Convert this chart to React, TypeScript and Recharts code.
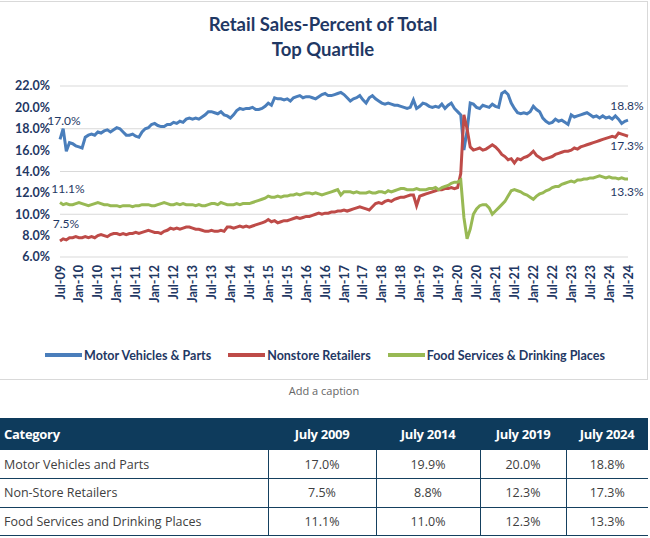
import React from 'react';
import { LineChart, Line, XAxis, YAxis, CartesianGrid, LabelList } from 'recharts';

// monthly share of total retail sales, Jul-2009 .. Jul-2024 (one line per calendar year)
const motorVehicles = [
  17.0, 18.0, 15.9, 16.7, 16.6, 16.4,
  16.3, 16.2, 17.2, 17.4, 17.5, 17.4, 17.7, 17.6, 17.8, 17.9, 17.7, 17.9,
  18.1, 18.0, 17.7, 17.4, 17.4, 17.5, 17.3, 17.2, 17.7, 18.0, 18.1, 18.4,
  18.5, 18.3, 18.2, 18.2, 18.4, 18.4, 18.6, 18.5, 18.7, 18.6, 18.9, 19.0,
  18.9, 19.0, 18.9, 19.1, 19.3, 19.6, 19.6, 19.5, 19.4, 19.6, 19.3, 19.2,
  19.0, 19.3, 19.7, 19.9, 19.8, 19.9, 19.9, 20.0, 19.8, 19.8, 19.9, 20.1,
  20.4, 20.2, 20.9, 20.8, 20.8, 20.7, 20.8, 20.6, 20.9, 21.0, 21.1, 20.9,
  21.0, 21.0, 20.9, 20.8, 21.0, 21.2, 21.3, 21.1, 21.1, 21.2, 21.3, 21.4,
  21.2, 20.9, 20.6, 20.8, 20.9, 21.1, 20.7, 20.4, 20.9, 21.1, 20.8, 20.6,
  20.4, 20.3, 20.4, 20.3, 20.2, 20.2, 20.1, 20.0, 19.9, 20.0, 20.7, 19.9,
  20.1, 20.4, 20.3, 20.1, 20.0, 20.1, 20.0, 20.3, 19.9, 20.2, 20.4, 19.9,
  19.6, 19.3, 16.0, 17.8, 20.4, 20.3, 20.0, 19.9, 20.2, 20.1, 20.0, 20.3,
  20.1, 20.0, 21.3, 21.5, 21.2, 20.4, 19.9, 19.5, 19.4, 19.5, 19.4, 19.6,
  20.1, 19.8, 19.6, 19.0, 18.7, 18.5, 18.6, 18.9, 18.7, 18.8, 18.6, 18.4,
  19.3, 19.1, 19.2, 19.3, 19.4, 19.5, 19.3, 19.1, 19.2, 19.0, 19.2, 19.0,
  19.1, 18.9, 19.2, 18.9, 18.5, 18.7, 18.8,
];

const nonstoreRetailers = [
  7.5, 7.7, 7.6, 7.8, 7.8, 7.9,
  7.8, 7.8, 7.9, 7.8, 7.9, 7.8, 8.0, 8.1, 8.0, 7.9, 8.1, 8.2,
  8.2, 8.1, 8.2, 8.1, 8.2, 8.2, 8.3, 8.2, 8.3, 8.4, 8.5, 8.4,
  8.3, 8.3, 8.2, 8.4, 8.5, 8.7, 8.6, 8.7, 8.6, 8.7, 8.8, 8.8,
  8.7, 8.6, 8.6, 8.5, 8.4, 8.4, 8.5, 8.4, 8.4, 8.5, 8.4, 8.8,
  8.8, 8.7, 8.8, 8.9, 8.8, 8.9, 8.8, 8.9, 9.0, 9.1, 9.2, 9.3,
  9.5, 9.3, 9.4, 9.2, 9.3, 9.4, 9.4, 9.5, 9.6, 9.7, 9.6, 9.7,
  9.8, 9.8, 9.9, 10.0, 10.1, 10.0, 10.1, 10.1, 10.2, 10.2, 10.3, 10.3,
  10.4, 10.3, 10.4, 10.5, 10.6, 10.7, 10.6, 10.5, 10.4, 10.7, 11.0, 11.1,
  11.0, 11.2, 11.3, 11.2, 11.4, 11.5, 11.6, 11.6, 11.7, 11.8, 11.8, 10.8,
  11.7, 11.8, 11.9, 12.0, 12.1, 12.2, 12.3, 12.3, 12.4, 12.4, 12.5, 12.4,
  12.5, 13.8, 19.3, 18.0, 16.3, 16.0, 16.1, 16.2, 16.0, 16.1, 16.3, 16.5,
  16.3, 16.0, 15.6, 15.4, 15.1, 15.2, 14.8, 15.2, 15.1, 15.3, 15.4, 15.6,
  15.9, 15.5, 15.3, 15.1, 15.2, 15.3, 15.4, 15.6, 15.7, 15.8, 15.9, 15.9,
  16.0, 16.2, 16.1, 16.3, 16.4, 16.5, 16.6, 16.7, 16.8, 16.9, 17.0, 17.1,
  17.2, 17.3, 17.2, 17.6, 17.5, 17.4, 17.3,
];

const foodServices = [
  11.1, 10.9, 11.0, 10.9, 10.9, 11.0,
  11.1, 11.0, 10.9, 10.8, 10.9, 11.0, 11.1, 11.0, 10.9, 10.9, 10.8, 10.8,
  10.8, 10.7, 10.8, 10.8, 10.8, 10.7, 10.8, 10.8, 10.9, 10.9, 10.9, 10.8,
  10.8, 10.9, 11.0, 11.1, 11.0, 10.9, 10.9, 11.0, 10.9, 11.0, 10.9, 10.9,
  10.9, 10.8, 10.9, 10.8, 10.8, 10.9, 11.0, 11.0, 10.9, 11.1, 11.0, 10.9,
  10.9, 10.9, 11.0, 10.9, 11.0, 11.0, 11.0, 11.1, 11.2, 11.3, 11.4, 11.5,
  11.7, 11.6, 11.6, 11.7, 11.6, 11.7, 11.7, 11.8, 11.8, 11.9, 11.8, 11.9,
  12.0, 12.0, 11.9, 12.0, 11.9, 11.8, 11.9, 12.0, 12.1, 12.2, 12.3, 11.8,
  12.1, 12.1, 12.1, 12.0, 12.1, 12.0, 12.0, 12.0, 12.1, 12.0, 12.0, 12.1,
  12.1, 12.0, 12.2, 12.1, 12.2, 12.3, 12.4, 12.4, 12.3, 12.3, 12.3, 12.4,
  12.3, 12.3, 12.3, 12.4, 12.4, 12.5, 12.3, 12.5, 12.6, 12.7, 12.9, 13.0,
  13.0, 13.2, 9.7, 7.7, 8.6, 10.0, 10.5, 10.8, 10.9, 10.9, 10.6, 10.0,
  10.3, 10.6, 10.9, 11.2, 11.7, 12.2, 12.3, 12.2, 12.1, 11.9, 11.8, 11.6,
  11.4, 11.7, 11.9, 12.0, 12.2, 12.3, 12.5, 12.6, 12.6, 12.8, 12.9, 13.0,
  13.1, 13.0, 13.2, 13.2, 13.3, 13.3, 13.4, 13.4, 13.5, 13.6, 13.5, 13.4,
  13.5, 13.4, 13.4, 13.3, 13.4, 13.3, 13.3,
];

const monthNames = ['Jan', 'Feb', 'Mar', 'Apr', 'May', 'Jun', 'Jul', 'Aug', 'Sep', 'Oct', 'Nov', 'Dec'];
const yTicks = [6, 8, 10, 12, 14, 16, 18, 20, 22];

const tableHeaders = ['Category', 'July 2009', 'July 2014', 'July 2019', 'July 2024'];
const tableCategories = ['Motor Vehicles and Parts', 'Non-Store Retailers', 'Food Services and Drinking Places'];
const tableValues = [
  [17.0, 19.9, 20.0, 18.8],
  [7.5, 8.8, 12.3, 17.3],
  [11.1, 11.0, 12.3, 13.3],
];

// Jul-09 ... Jul-24
const months = motorVehicles.map((_, i) => {
  const m = (6 + i) % 12;
  const y = 2009 + Math.floor((6 + i) / 12);
  return `${monthNames[m]}-${String(y % 100).padStart(2, '0')}`;
});

const data = months.map((month, i) => ({
  month,
  motor: motorVehicles[i],
  nonstore: nonstoreRetailers[i],
  food: foodServices[i],
}));

const NAVY = '#1F3864';
const FONT = 'Lato, "Open Sans", sans-serif';
const TABLE_FONT = '"Open Sans", "Noto Sans", sans-serif';

const series = [
  { key: 'motor', name: 'Motor Vehicles & Parts', color: '#4A7EBB', first: [4, -19], last: [-1, -15] },
  { key: 'nonstore', name: 'Nonstore Retailers', color: '#BE4B48', first: [6, -17], last: [-1, 9] },
  { key: 'food', name: 'Food Services & Drinking Places', color: '#98B954', first: [8, -14], last: [-1, 13] },
];

const XTick = ({ x, y, payload }: any) => (
  <text
    x={x}
    y={y}
    transform={`rotate(-90 ${x} ${y})`}
    textAnchor="end"
    dominantBaseline="central"
    fill={NAVY}
    fontSize={12.5}
    fontWeight={700}
    fontFamily={FONT}
  >
    {payload.value}
  </text>
);

const endLabel = (first: number[], last: number[]) => (props: any) => {
  const { x, y, index, value } = props;
  let off: number[] | null = null;
  if (index === 0) off = first;
  if (index === data.length - 1) off = last;
  if (!off) return null;
  return (
    <text
      x={x + off[0]}
      y={y + off[1]}
      textAnchor="middle"
      dominantBaseline="central"
      fill={NAVY}
      fontSize={12}
      fontFamily={FONT}
    >
      {Number(value).toFixed(1)}%
    </text>
  );
};

export default function App() {
  const cellBorder = '1px solid #15405f';
  return (
    <div style={{ position: 'absolute', left: 0, top: 0, width: 650, height: 538, background: '#fff', overflow: 'hidden' }}>
      <div
        style={{
          position: 'absolute', left: -1, top: 1, width: 649, height: 379,
          border: '1px solid #d9d9d9', boxSizing: 'border-box',
        }}
      />
      <div
        style={{
          position: 'absolute', left: 0, top: 12, width: 646, textAlign: 'center',
          fontFamily: FONT, fontWeight: 700, fontSize: 18.5, lineHeight: '25px', color: NAVY,
        }}
      >
        Retail Sales-Percent of Total
        <br />
        Top Quartile
      </div>

      <div style={{ position: 'absolute', left: 0, top: 0 }}>
        <LineChart width={648} height={380} data={data} margin={{ top: 86, right: 20, bottom: 58, left: 0 }}>
          <CartesianGrid vertical={false} stroke="#d9d9d9" strokeWidth={1} />
          <XAxis
            dataKey="month"
            interval={5}
            axisLine={false}
            tickLine={false}
            height={65}
            tick={<XTick />}
          />
          <YAxis
            domain={[6, 22]}
            ticks={yTicks}
            width={60}
            axisLine={false}
            tickLine={false}
            tickMargin={4}
            tickFormatter={(v: number) => `${v.toFixed(1)}%`}
            tick={{ fill: NAVY, fontSize: 12.5, fontWeight: 700, fontFamily: FONT }}
          />
          {series.map((s) => (
            <Line
              key={s.key}
              type="linear"
              dataKey={s.key}
              stroke={s.color}
              strokeWidth={3}
              dot={false}
              isAnimationActive={false}
            >
              <LabelList dataKey={s.key} content={endLabel(s.first, s.last)} />
            </Line>
          ))}
        </LineChart>
      </div>

      <div
        style={{
          position: 'absolute', left: 0, top: 346, width: 650, height: 18,
          display: 'flex', justifyContent: 'center', alignItems: 'center', gap: 17,
          fontFamily: FONT, fontWeight: 700, fontSize: 12.5, color: NAVY,
        }}
      >
        {series.map((s) => (
          <div key={s.key} style={{ display: 'flex', alignItems: 'center' }}>
            <span style={{ display: 'inline-block', width: 37, height: 4, background: s.color, marginRight: 2 }} />
            {s.name}
          </div>
        ))}
      </div>

      <div
        style={{
          position: 'absolute', left: 0, top: 383, width: 648, textAlign: 'center',
          fontFamily: TABLE_FONT, fontSize: 11, color: '#666', lineHeight: '16px',
        }}
      >
        Add a caption
      </div>

      <table
        style={{
          position: 'absolute', left: 0, top: 418, width: 648, borderCollapse: 'collapse',
          tableLayout: 'fixed', fontFamily: TABLE_FONT, fontSize: 12.5, color: '#404040',
        }}
      >
        <colgroup>
          <col style={{ width: 268 }} />
          <col style={{ width: 108 }} />
          <col style={{ width: 104 }} />
          <col style={{ width: 86 }} />
          <col style={{ width: 82 }} />
        </colgroup>
        <thead>
          <tr style={{ background: '#0E3B5C', color: '#fff', height: 32 }}>
            {tableHeaders.map((h, i) => (
              <th
                key={h}
                style={{
                  textAlign: i === 0 ? 'left' : 'center', padding: i === 0 ? '0 0 0 4px' : 0,
                  fontWeight: 700, fontSize: 13, letterSpacing: -0.3,
                }}
              >
                {h}
              </th>
            ))}
          </tr>
        </thead>
        <tbody>
          {tableCategories.map((c, r) => (
            <tr key={c} style={{ height: 28.5 }}>
              <td style={{ padding: '0 0 0 4px', borderBottom: cellBorder, borderRight: cellBorder }}>{c}</td>
              {tableValues[r].map((v, i) => (
                <td
                  key={i}
                  style={{
                    textAlign: 'center', padding: 0, borderBottom: cellBorder,
                    borderRight: i < 3 ? cellBorder : 'none',
                  }}
                >
                  {v.toFixed(1)}%
                </td>
              ))}
            </tr>
          ))}
        </tbody>
      </table>
    </div>
  );
}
= = = =
# PROBLEM TO WORK ON
Without the pictures, return the listing above from its first line through the line that has "YAxis, CartesianGrid, LabelList".

# RESULT OF THIS TASK
Convert this chart to React, TypeScript and Recharts code.
import React from 'react';
import { LineChart, Line, XAxis, YAxis, CartesianGrid, LabelList } from 'recharts';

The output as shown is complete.